--- BEGIN Records to process ---
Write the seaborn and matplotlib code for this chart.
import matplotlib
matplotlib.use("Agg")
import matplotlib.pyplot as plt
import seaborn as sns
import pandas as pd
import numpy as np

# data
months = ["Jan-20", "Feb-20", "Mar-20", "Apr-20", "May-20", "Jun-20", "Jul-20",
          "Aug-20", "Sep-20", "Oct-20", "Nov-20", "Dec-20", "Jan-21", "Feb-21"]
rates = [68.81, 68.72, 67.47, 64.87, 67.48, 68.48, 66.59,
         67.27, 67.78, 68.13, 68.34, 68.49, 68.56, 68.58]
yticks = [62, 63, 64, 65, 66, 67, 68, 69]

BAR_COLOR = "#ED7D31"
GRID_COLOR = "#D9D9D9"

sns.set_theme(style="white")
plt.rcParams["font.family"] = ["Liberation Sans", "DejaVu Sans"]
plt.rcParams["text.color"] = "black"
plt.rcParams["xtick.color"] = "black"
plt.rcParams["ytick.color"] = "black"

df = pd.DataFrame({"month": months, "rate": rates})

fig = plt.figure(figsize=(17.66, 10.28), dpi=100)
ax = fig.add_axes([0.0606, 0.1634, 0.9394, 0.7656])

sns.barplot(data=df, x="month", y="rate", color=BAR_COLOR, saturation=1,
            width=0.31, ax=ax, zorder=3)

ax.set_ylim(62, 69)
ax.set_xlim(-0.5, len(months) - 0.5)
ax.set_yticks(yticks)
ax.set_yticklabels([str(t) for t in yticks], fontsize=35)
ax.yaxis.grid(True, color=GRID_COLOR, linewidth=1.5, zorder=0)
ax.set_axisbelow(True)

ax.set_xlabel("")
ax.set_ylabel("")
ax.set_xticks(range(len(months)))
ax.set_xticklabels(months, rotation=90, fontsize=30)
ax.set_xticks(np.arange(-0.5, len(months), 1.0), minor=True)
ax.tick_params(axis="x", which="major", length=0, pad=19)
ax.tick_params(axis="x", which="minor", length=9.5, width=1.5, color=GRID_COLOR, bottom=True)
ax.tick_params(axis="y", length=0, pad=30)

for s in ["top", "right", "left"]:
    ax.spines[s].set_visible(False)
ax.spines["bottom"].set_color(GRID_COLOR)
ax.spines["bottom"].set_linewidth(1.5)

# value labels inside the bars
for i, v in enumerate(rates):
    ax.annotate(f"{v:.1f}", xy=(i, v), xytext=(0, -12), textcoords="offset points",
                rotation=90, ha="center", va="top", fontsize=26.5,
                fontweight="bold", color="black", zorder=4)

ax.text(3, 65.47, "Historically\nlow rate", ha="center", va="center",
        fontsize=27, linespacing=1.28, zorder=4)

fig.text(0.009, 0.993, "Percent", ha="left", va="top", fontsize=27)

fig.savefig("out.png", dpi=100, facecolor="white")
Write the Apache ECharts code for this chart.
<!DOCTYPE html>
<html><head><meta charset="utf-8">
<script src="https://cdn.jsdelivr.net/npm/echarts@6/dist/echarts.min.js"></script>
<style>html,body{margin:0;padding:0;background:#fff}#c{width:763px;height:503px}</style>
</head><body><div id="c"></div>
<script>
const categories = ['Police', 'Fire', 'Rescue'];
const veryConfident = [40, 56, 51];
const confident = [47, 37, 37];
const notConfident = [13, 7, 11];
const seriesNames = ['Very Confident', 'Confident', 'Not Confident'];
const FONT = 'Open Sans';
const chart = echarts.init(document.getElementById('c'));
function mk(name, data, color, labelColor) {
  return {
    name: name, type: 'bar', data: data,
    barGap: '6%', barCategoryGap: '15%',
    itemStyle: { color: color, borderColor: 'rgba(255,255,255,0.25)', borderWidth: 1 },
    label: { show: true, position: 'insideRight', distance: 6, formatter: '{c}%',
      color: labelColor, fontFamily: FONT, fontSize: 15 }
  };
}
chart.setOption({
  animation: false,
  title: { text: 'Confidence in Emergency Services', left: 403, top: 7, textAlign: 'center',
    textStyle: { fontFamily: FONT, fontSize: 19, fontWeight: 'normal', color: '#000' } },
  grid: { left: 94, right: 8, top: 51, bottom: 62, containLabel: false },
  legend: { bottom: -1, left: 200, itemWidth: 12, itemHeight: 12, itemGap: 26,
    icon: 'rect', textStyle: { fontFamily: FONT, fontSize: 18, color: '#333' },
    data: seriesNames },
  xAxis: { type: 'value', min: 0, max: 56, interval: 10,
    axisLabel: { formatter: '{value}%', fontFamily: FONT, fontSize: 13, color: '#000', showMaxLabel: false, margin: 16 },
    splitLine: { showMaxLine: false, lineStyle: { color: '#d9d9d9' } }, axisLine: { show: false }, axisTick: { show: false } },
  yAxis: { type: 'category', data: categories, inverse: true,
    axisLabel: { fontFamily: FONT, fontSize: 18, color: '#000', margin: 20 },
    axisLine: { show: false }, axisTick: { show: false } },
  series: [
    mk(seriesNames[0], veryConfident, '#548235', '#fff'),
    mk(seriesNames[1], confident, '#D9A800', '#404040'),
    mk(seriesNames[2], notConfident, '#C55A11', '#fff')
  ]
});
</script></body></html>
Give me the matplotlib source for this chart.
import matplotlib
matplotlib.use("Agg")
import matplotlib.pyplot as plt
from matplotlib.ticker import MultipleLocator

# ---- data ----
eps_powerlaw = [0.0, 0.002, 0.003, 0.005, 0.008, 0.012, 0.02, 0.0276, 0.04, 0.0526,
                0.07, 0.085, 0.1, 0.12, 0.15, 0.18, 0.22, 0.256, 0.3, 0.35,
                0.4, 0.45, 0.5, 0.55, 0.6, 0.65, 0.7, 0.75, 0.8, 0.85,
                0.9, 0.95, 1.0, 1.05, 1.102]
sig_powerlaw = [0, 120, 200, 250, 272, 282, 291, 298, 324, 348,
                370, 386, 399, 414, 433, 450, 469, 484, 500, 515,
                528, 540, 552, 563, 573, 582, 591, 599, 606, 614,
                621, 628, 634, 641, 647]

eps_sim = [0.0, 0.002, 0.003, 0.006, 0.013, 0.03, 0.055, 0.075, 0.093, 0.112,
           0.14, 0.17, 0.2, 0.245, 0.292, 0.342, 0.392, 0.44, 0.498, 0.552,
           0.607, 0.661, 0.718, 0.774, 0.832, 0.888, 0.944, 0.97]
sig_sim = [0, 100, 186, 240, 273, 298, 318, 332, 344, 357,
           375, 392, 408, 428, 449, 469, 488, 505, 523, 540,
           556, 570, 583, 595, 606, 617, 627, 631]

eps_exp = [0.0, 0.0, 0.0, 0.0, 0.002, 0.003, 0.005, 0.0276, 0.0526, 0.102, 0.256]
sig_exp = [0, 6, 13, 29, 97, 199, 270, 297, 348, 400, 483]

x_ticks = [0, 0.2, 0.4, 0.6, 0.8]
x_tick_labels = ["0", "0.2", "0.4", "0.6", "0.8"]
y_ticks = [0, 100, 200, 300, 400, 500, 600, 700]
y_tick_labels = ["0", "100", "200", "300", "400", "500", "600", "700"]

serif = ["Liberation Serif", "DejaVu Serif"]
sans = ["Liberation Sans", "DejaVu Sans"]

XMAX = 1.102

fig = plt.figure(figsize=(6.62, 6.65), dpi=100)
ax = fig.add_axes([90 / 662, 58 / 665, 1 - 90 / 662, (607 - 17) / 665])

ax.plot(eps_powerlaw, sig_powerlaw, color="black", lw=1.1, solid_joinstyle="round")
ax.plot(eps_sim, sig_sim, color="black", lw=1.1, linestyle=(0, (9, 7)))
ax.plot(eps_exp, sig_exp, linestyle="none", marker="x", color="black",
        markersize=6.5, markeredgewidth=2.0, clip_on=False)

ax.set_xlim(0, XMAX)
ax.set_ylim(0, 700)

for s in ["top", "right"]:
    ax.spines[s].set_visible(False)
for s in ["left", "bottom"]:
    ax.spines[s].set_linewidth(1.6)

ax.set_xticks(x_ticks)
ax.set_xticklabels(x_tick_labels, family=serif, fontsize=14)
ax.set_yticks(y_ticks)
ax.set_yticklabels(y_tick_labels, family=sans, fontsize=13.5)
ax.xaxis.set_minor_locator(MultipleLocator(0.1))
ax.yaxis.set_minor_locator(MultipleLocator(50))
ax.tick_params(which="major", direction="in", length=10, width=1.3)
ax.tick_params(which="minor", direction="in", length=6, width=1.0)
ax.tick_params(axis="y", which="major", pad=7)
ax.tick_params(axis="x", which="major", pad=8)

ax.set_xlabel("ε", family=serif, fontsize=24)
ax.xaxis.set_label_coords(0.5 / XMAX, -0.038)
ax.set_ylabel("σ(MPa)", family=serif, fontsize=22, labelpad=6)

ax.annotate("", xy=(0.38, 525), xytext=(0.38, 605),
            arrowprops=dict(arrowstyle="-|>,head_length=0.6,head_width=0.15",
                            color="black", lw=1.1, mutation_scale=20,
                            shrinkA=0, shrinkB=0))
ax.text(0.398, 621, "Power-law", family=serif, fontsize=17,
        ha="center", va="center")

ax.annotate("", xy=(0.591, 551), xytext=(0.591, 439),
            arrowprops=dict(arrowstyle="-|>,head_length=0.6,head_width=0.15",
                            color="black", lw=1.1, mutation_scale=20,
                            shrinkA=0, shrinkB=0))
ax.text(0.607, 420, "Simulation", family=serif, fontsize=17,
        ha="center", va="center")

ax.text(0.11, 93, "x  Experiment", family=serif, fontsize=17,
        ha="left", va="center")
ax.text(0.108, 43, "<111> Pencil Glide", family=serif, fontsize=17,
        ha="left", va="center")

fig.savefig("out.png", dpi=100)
--- END Records to process ---
## Set problem
From the opening line of the data above, please print each line as written up to and including the line that contains "import numpy as np", and nothing more.

## Final result
Write the seaborn and matplotlib code for this chart.
import matplotlib
matplotlib.use("Agg")
import matplotlib.pyplot as plt
import seaborn as sns
import pandas as pd
import numpy as np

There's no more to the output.